Compared to problems with exported goods, the proliferation of unsafe or contaminated products “is much worse inside China. People here die all the time. In this situation, a 'green' product is anything that gives consumers some quality assurance.”
Another survey conducted last year by Jigsaw and ad agency Bartle Bogle Hegarty indicated that 67% of adults aged 15 to 35 in China's tier one cities would buy organic food, even if it cost 25% more than non-organic food. That statistic is reflected in retail chains like Carrefour, which have set up special sections for organic foods.
While few Chinese currently think green when they go shopping, their concern for the environment is an untapped opportunity for advertisers--as long as they act carefully, said Mr. Black. “Hypocrisy will be noticed and criticized.”
A handful of multinationals are taking the initiative. General Electric, for example, has launched an “Ecomagination” campaign in China, developed by BBDO Worldwide, Shanghai, related to its sponsorship of the Olympic Games in Beijing next year. Aimed at business executives in China, it presents GE as a global company that can help solve some of the world's toughest problems through clean technologies like water reuse, wind turbines, cleaner coal and solar power.
With support from manufacturers like Motorola Corp., Nokia Corp., and Sony Ericsson, China Mobile started a public service campaign created by Grey Global Group in Beijing last year called "Green Box.” The ads encourage its 320 million subscribers to deposit used handsets, phone batteries and related parts in special boxes placed in 150 sales offices around the country. The company is recycling the old equipment or disposing of it using environmentally responsible methods.
Procter & Gamble Co. picked up a coveted "water conservation” certificate for its Lenor fabric softener, launched in China last month. It was the first such certificate given by the government to a laundry brand in the mainland. Lenor softens clothes in a one-step rinse, so it uses less water than standard laundry products.
McDonald's in China has switched from plastic to recycled paper for most of its packaging. Starbucks informs consumers it uses recycled paper to make items like paper cup holders and even the business cards carried by its executives.
But many of these practices are part of global campaigns. They don't illustrate any conscious demand in China by consumers, most of whom seem content to wait for the government and big business to take charge.
“A lot of people don't have a way to get involved,” said Mr. Black. “They are waiting for someone else to deal with it, even though it's definitely an area of emotional interest among young Chinese, and far more so than other areas like poverty, AIDS or caring for the elderly and handicapped.”
There's also the question of which government should step in, said Ingrid Hsu, BBDO's Shanghai-based director of strategic planning for China.

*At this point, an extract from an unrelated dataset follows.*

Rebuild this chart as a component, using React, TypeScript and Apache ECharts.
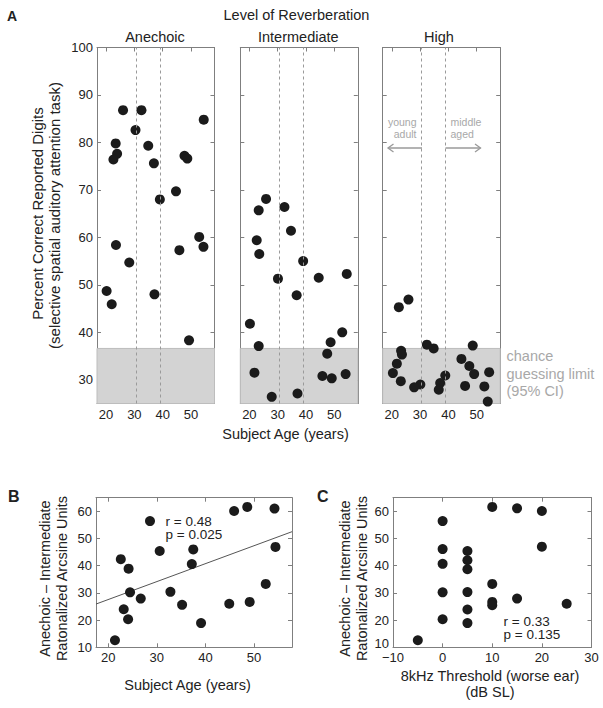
import React, { useEffect, useRef } from "react";
import * as echarts from "echarts";

// ---------- data ----------
const anechoicAge = [26.0, 32.5, 30.4, 54.5, 23.4, 34.9, 23.9, 22.6, 47.7, 48.7, 36.9, 44.7, 39.0, 52.9, 54.4, 45.9, 23.5, 28.2, 20.2, 22.0, 37.1, 49.3];
const anechoicPct = [86.8, 86.8, 82.6, 84.8, 79.8, 79.3, 77.6, 76.4, 77.2, 76.6, 75.6, 69.7, 68.0, 60.1, 58.0, 57.3, 58.4, 54.7, 48.7, 45.9, 48.0, 38.3];

const intermediateAge = [25.9, 23.3, 32.4, 34.7, 22.6, 23.5, 39.0, 30.1, 44.5, 54.4, 36.7, 20.2, 52.8, 23.3, 48.7, 47.5, 21.8, 45.8, 49.1, 54.0, 27.9, 37.0];
const intermediatePct = [68.1, 65.7, 66.4, 61.4, 59.4, 56.5, 55.0, 51.3, 51.5, 52.3, 47.8, 41.8, 40.0, 37.1, 37.9, 35.5, 31.5, 30.8, 30.3, 31.2, 26.4, 27.1];

const highAge = [22.5, 25.9, 32.4, 34.8, 48.6, 23.3, 23.6, 21.8, 20.4, 23.2, 44.6, 47.4, 49.1, 54.4, 38.9, 30.1, 27.9, 37.1, 36.6, 45.9, 52.7, 53.9];
const highPct = [45.3, 46.9, 37.4, 36.6, 37.2, 36.1, 35.3, 33.4, 31.4, 29.7, 34.4, 32.9, 31.2, 31.6, 30.9, 29.0, 28.4, 29.3, 27.9, 28.7, 28.6, 25.4];

const diffAge = [21.4, 22.6, 24.2, 23.2, 24.1, 24.5, 26.7, 28.6, 30.6, 32.8, 35.2, 37.5, 37.2, 39.1, 45.9, 48.6, 54.2, 44.9, 49.1, 52.4, 54.4];
const diffByAge = [12.6, 42.4, 38.9, 24.0, 20.3, 30.2, 27.9, 56.4, 45.4, 30.4, 25.6, 46.0, 40.6, 18.9, 60.1, 61.6, 61.0, 26.0, 26.7, 33.3, 46.9];

const threshold8k = [-5, 0, 0, 0, 0, 0, 5, 5, 5, 5, 5, 5, 10, 10, 10, 10, 15, 15, 20, 20, 25];
const diffByThreshold = [12.6, 56.4, 46.1, 40.7, 30.2, 20.3, 45.4, 42.0, 38.7, 30.3, 23.9, 18.9, 61.6, 33.3, 26.7, 25.5, 61.1, 27.9, 60.1, 47.0, 26.0];

const fitAge = [17.5, 57.8];
const fitDiff = [25.9, 52.5];

const ageBoundaries = [30.5, 39];
const chanceLimit = 36.6;

const pctTicks = [30, 40, 50, 60, 70, 80, 90, 100];
const ageTicks = [20, 30, 40, 50];
const diffTicks = [10, 20, 30, 40, 50, 60];
const thresholdTicks = [-10, 0, 10, 20, 30];

const conditionNames = ["Anechoic", "Intermediate", "High"];

// ---------- styling ----------
const FONT = "Liberation Sans, Arial, Helvetica, sans-serif";
const AXIS_COLOR = "#7f7f7f";
const TEXT_COLOR = "#222";
const GRAY_TEXT = "#a8a8a8";
const DOT_COLOR = "#1b1b1b";

const zip = (a: number[], b: number[]) => a.map((v, i) => [v, b[i]]);

export default function App() {
  const ref = useRef<HTMLDivElement>(null);

  useEffect(() => {
    if (!ref.current) return;
    const chart = echarts.init(ref.current, null, { renderer: "svg" });

    const topGrids = [
      { left: 97, top: 47.5, width: 117.5, height: 356 },
      { left: 240.3, top: 47.5, width: 117.5, height: 356 },
      { left: 382.7, top: 47.5, width: 117.5, height: 356 },
    ];
    const bottomGrids = [
      { left: 96, top: 497.7, width: 196, height: 149.6 },
      { left: 393, top: 497.7, width: 198.5, height: 149.6 },
    ];
    const grids = [...topGrids, ...bottomGrids];

    const xAxes: any[] = [];
    const yAxes: any[] = [];

    const fmt = (v: number) => (v < 0 ? "\u2212" + Math.abs(v) : String(v));

    const addAxes = (
      gi: number,
      xMin: number,
      xMax: number,
      xTicks: number[],
      yMin: number,
      yMax: number,
      yTicks: number[],
      showYLabels: boolean,
      raiseMinY = false
    ) => {
      const common = {
        gridIndex: gi,
        type: "value",
        splitLine: { show: false },
        axisLine: { show: true, onZero: false, lineStyle: { color: AXIS_COLOR, width: 1 } },
      };
      const tick = (vals: number[]) => ({
        show: true,
        inside: true,
        length: 4,
        customValues: vals,
        lineStyle: { color: AXIS_COLOR, width: 1 },
      });
      xAxes.push({
        ...common,
        position: "bottom",
        min: xMin,
        max: xMax,
        axisTick: tick(xTicks),
        axisLabel: {
          show: true,
          customValues: xTicks,
          formatter: fmt,
          fontSize: 13,
          fontFamily: FONT,
          color: TEXT_COLOR,
          margin: 4,
        },
      });
      xAxes.push({
        ...common,
        position: "top",
        min: xMin,
        max: xMax,
        axisTick: tick(xTicks),
        axisLabel: { show: false },
      });
      yAxes.push({
        ...common,
        position: "left",
        min: yMin,
        max: yMax,
        axisTick: tick(yTicks),
        axisLabel: {
          show: showYLabels,
          customValues: yTicks,
          formatter: (v: number) => (raiseMinY && v === yMin ? "{up|" + v + "}" : String(v)),
          rich: { up: { fontSize: 13, fontFamily: FONT, color: TEXT_COLOR, padding: [0, 0, 7, 0] } },
          fontSize: 13,
          fontFamily: FONT,
          color: TEXT_COLOR,
          margin: 4,
        },
      });
      yAxes.push({
        ...common,
        position: "right",
        min: yMin,
        max: yMax,
        axisTick: tick(yTicks),
        axisLabel: { show: false },
      });
    };

    addAxes(0, 16.8, 58.3, ageTicks, 25, 100, pctTicks, true);
    addAxes(1, 16.8, 58.3, ageTicks, 25, 100, pctTicks, false);
    addAxes(2, 16.8, 58.3, ageTicks, 25, 100, pctTicks, false);
    addAxes(3, 17.5, 57.8, ageTicks, 10, 65, diffTicks, true);
    addAxes(4, -10, 30, thresholdTicks, 10, 65, diffTicks, true, true);

    const topData = [
      zip(anechoicAge, anechoicPct),
      zip(intermediateAge, intermediatePct),
      zip(highAge, highPct),
    ];

    const series: any[] = [];
    topData.forEach((d, i) => {
      // background: chance region + age boundaries
      series.push({
        type: "line",
        name: conditionNames[i] + " markers",
        xAxisIndex: 2 * i,
        yAxisIndex: 2 * i,
        data: [],
        z: 1,
        silent: true,
        markArea: {
          silent: true,
          itemStyle: { color: "#d3d3d3", borderColor: "#bdbdbd", borderWidth: 1 },
          data: [[{ yAxis: 25 }, { yAxis: chanceLimit }]],
        },
        markLine: {
          silent: true,
          symbol: "none",
          label: { show: false },
          lineStyle: { color: "#9a9a9a", type: [3, 3], width: 1 },
          data: ageBoundaries.map((a) => ({ xAxis: a })),
        },
      });
      series.push({
        type: "scatter",
        name: conditionNames[i],
        xAxisIndex: 2 * i,
        yAxisIndex: 2 * i,
        data: d,
        symbolSize: 10,
        itemStyle: { color: DOT_COLOR, opacity: 1 },
        z: 3,
        clip: false,
      });
    });

    series.push({
      type: "line",
      name: "fit",
      xAxisIndex: 6,
      yAxisIndex: 6,
      data: zip(fitAge, fitDiff),
      symbol: "none",
      lineStyle: { color: "#555", width: 1 },
      z: 2,
    });
    series.push({
      type: "scatter",
      name: "diff vs age",
      xAxisIndex: 6,
      yAxisIndex: 6,
      data: zip(diffAge, diffByAge),
      symbolSize: 10,
      itemStyle: { color: DOT_COLOR, opacity: 1 },
      z: 3,
    });
    series.push({
      type: "scatter",
      name: "diff vs threshold",
      xAxisIndex: 8,
      yAxisIndex: 8,
      data: zip(threshold8k, diffByThreshold),
      symbolSize: 10,
      itemStyle: { color: DOT_COLOR, opacity: 1 },
      z: 3,
    });

    const txt = (
      text: string,
      x: number,
      y: number,
      opts: { size?: number; align?: string; color?: string; bold?: boolean; rotate?: boolean } = {}
    ) => ({
      type: "text",
      x,
      y,
      rotation: opts.rotate ? Math.PI / 2 : 0,
      silent: true,
      style: {
        text,
        fill: opts.color || TEXT_COLOR,
        fontSize: opts.size || 14.5,
        fontFamily: FONT,
        fontWeight: opts.bold ? "bold" : "normal",
        align: opts.align || "center",
        verticalAlign: "middle",
      },
    });

    const arrowStyle = { stroke: "#9a9a9a", lineWidth: 1.3, fill: null };

    const graphic: any[] = [
      txt("A", 7, 16, { size: 14, bold: true, align: "left" }),
      txt("Level of Reverberation", 296.5, 15),
      txt(conditionNames[0], 155, 37),
      txt(conditionNames[1], 298.3, 37),
      txt(conditionNames[2], 439, 37),
      txt("Percent Correct Reported Digits", 37.5, 213.5, { size: 15, rotate: true }),
      txt("(selective spatial auditory attention task)", 54, 215.5, { size: 15, rotate: true }),
      txt("Subject Age (years)", 285.5, 433.5),
      txt("chance", 506.5, 356, { align: "left", color: GRAY_TEXT }),
      txt("guessing limit", 506.5, 373.5, { align: "left", color: GRAY_TEXT }),
      txt("(95% CI)", 506.5, 391, { align: "left", color: GRAY_TEXT }),
      txt("young", 416.5, 121.5, { size: 10.5, align: "right", color: GRAY_TEXT }),
      txt("adult", 416.5, 134, { size: 10.5, align: "right", color: GRAY_TEXT }),
      txt("middle", 450.5, 121.5, { size: 10.5, align: "left", color: GRAY_TEXT }),
      txt("aged", 450.5, 134, { size: 10.5, align: "left", color: GRAY_TEXT }),
      { type: "line", silent: true, shape: { x1: 422, y1: 148, x2: 388, y2: 148 }, style: arrowStyle },
      { type: "polyline", silent: true, shape: { points: [[393.5, 144], [388, 148], [393.5, 152]] }, style: arrowStyle },
      { type: "line", silent: true, shape: { x1: 445.5, y1: 148, x2: 480.5, y2: 148 }, style: arrowStyle },
      { type: "polyline", silent: true, shape: { points: [[475, 144], [480.5, 148], [475, 152]] }, style: arrowStyle },

      txt("B", 8, 496, { size: 16, bold: true, align: "left" }),
      txt("Anechoic \u2013 Intermediate", 45, 578.5, { rotate: true }),
      txt("Ratonalized Arcsine Units", 61.5, 578.5, { rotate: true }),
      txt("r = 0.48", 165.5, 521, { size: 13.5, align: "left" }),
      txt("p = 0.025", 165.5, 534.5, { size: 13.5, align: "left" }),
      txt("Subject Age (years)", 187.5, 685),

      txt("C", 317, 496, { size: 16, bold: true, align: "left" }),
      txt("Anechoic \u2013 Intermediate", 345, 578.5, { rotate: true }),
      txt("Ratonalized Arcsine Units", 361.5, 578.5, { rotate: true }),
      txt("r = 0.33", 503.5, 621, { size: 13.5, align: "left" }),
      txt("p = 0.135", 503.5, 634.5, { size: 13.5, align: "left" }),
      txt("8kHz Threshold (worse ear)", 490, 676),
      txt("(dB SL)", 490, 692),
    ];

    chart.setOption({
      animation: false,
      backgroundColor: "#fff",
      textStyle: { fontFamily: FONT },
      grid: grids.map((g) => ({ ...g, containLabel: false, show: false })),
      xAxis: xAxes,
      yAxis: yAxes,
      series,
      graphic,
    });

    return () => chart.dispose();
  }, []);

  return (
    <div
      ref={ref}
      style={{ position: "absolute", left: 0, top: 0, width: 603, height: 708, background: "#fff" }}
    />
  );
}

While China's leaders want to reduce pollution and other environment problems, “there are huge regional disparities.”
Beijing is being spruced up to be a showcase for China at next year's Olympic Games, and Shanghai's regulations for car emissions are close to European Union standards. But that's not the case in every city in China, where responsibility gets shuffled between local, provincial, regional and national bureaucracies.
Given the pace of change in China, a call for more green products could spring up quickly, producing a slew of sponsored recycling programs, conservation plans and roadside cleanup projects.
But for marketers interested in promoting the environmental attributes of their brands in China, advised Mr. Doctoroff, “positioning green as pragmatic is always the way to go.”